Currently sold out as of writing this
Back in October, I was lucky enough to get a copy of Anime Architecture for review , but it's such a popular item it's out of stock. I wonder if they'll have to do a 2nd print run, but, maybe, it's just hard right now to get more copies? Who knows?
I told you to grab it in the gift guide, back in November and now, sadly, it looks like it's too late. And you missed out, because this classy looking book does an in-depth dive in to the architecture of some of the most popular anime movies. We step into the production designs of a lot of classics like Akira and Patalabor and almost two decades old already Evangelion 1.0. What we get is all the work and time it takes to build the cities in those films. These animes capture are attention so much, because of all the intricate work that goes into them and this book shows us.

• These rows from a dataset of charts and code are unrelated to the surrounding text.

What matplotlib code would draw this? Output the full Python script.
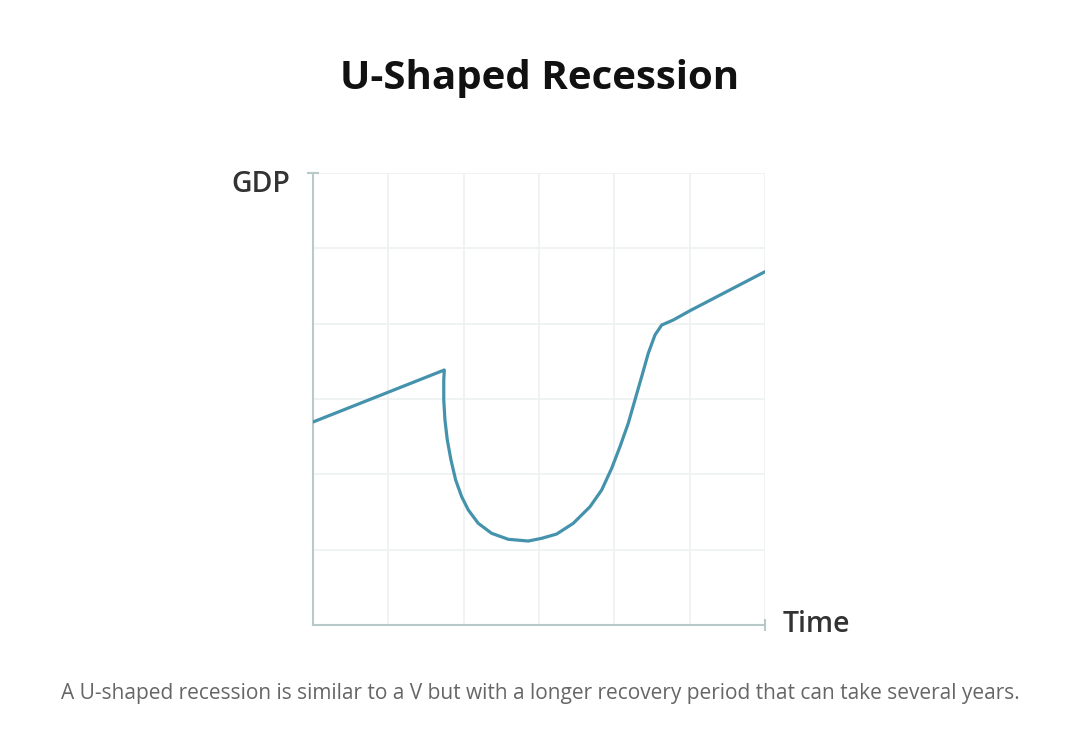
import matplotlib
matplotlib.use('Agg')
import matplotlib.pyplot as plt

# GDP curve (grid units, 6 x 6 grid)
tiempo = [0.0, 1.743, 1.736, 1.736, 1.752, 1.783, 1.832, 1.894, 1.974, 2.062,
          2.194, 2.372, 2.593, 2.858, 3.036, 3.235, 3.455, 3.677, 3.832, 3.965,
          4.075, 4.185, 4.274, 4.363, 4.451, 4.540, 4.629, 4.783, 5.004, 6.0]
pib = [2.695, 3.385, 3.252, 2.987, 2.721, 2.456, 2.190, 1.925, 1.703, 1.527,
       1.350, 1.217, 1.138, 1.115, 1.151, 1.208, 1.350, 1.570, 1.792, 2.080,
       2.367, 2.677, 2.987, 3.296, 3.607, 3.850, 3.982, 4.049, 4.172, 4.690]
rejilla = [0, 1, 2, 3, 4, 5, 6]

titulo = "U-Shaped Recession"
eje_y = "GDP"
eje_x = "Time"
nota = ("A U-shaped recession is similar to a V but with a longer recovery "
        "period that can take several years.")

plt.rcParams['font.family'] = ['Open Sans', 'DejaVu Sans']

fig = plt.figure(figsize=(10.8, 7.48), dpi=100)
ax = fig.add_axes([0.2898, 0.1644, 0.4185, 0.6043])

# Rejilla
for v in rejilla[1:]:
    ax.axvline(v, color='#eef1f1', linewidth=1.2, zorder=0)
    ax.axhline(v, color='#eef1f1', linewidth=1.2, zorder=0)

ax.plot(tiempo, pib, color='#4592ad', linewidth=2.3,
        solid_joinstyle='round', solid_capstyle='round', zorder=3)

ax.set_xlim(0, 6)
ax.set_ylim(0, 6)
ax.set_xticks([])
ax.set_yticks([])
for s in ['top', 'right']:
    ax.spines[s].set_visible(False)
for s in ['left', 'bottom']:
    ax.spines[s].set_color('#b9c8c8')
    ax.spines[s].set_linewidth(1.5)

# Remates de los ejes
ax.plot([0], [6], marker='_', markersize=8, color='#b9c8c8', mew=1.5, clip_on=False)
ax.plot([6], [0], marker='|', markersize=8, color='#b9c8c8', mew=1.5, clip_on=False)

fig.text(0.5, 1 - 78 / 748, titulo, ha='center', va='center', fontsize=29,
         fontweight='bold', color='#111111')
fig.text(290 / 1080, 1 - 185 / 748, eje_y, ha='right', va='center',
         fontsize=20.5, fontweight='semibold', color='#333333')
fig.text(783 / 1080, 1 - 625 / 748, eje_x, ha='left', va='center',
         fontsize=20.5, fontweight='semibold', color='#333333')
fig.text(0.5, 1 - 693 / 748, nota, ha='center', va='center',
         fontsize=15, color='#666666')

fig.savefig('out.png', dpi=100)
plt.close(fig)
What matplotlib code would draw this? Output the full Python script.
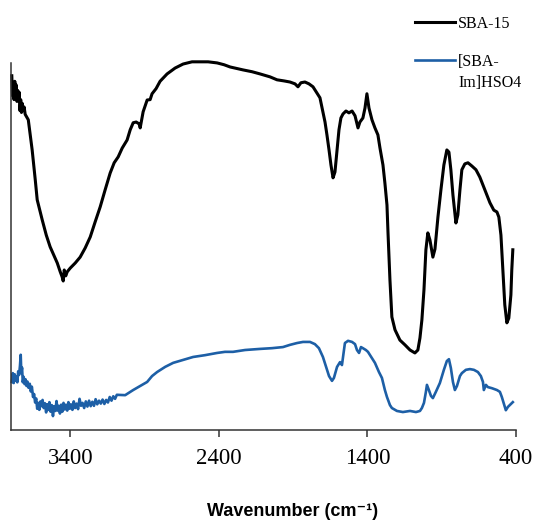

It's one of those books you just want to read when you have the day off or can come back to when you have free time. Take a long look at the art and wonder why so many Japanese animators have a fetish for cities that look like their ghettos or need to be gentrified. Because a lot of these cities look like crumbling infrastructure made into a place people are forced to live.
You don't look at the giant robots or the character design here. You look at the meticulous undertaking of building a city, making real places that sprawls back into your mind when your thinking about visiting Tokyo, fighting giant monsters or just where fights unfold in video games.
Of course, I wanted more entry's, but there can always can be a volume II. There's so many iconic cities from anime and this book only captured a few.
For as thick as it is, it feels short, because there's just so many iconic anime cities to visit and you just a glimpse of what's holding them up.
Grab it if you want to make it seem like anime is for adults.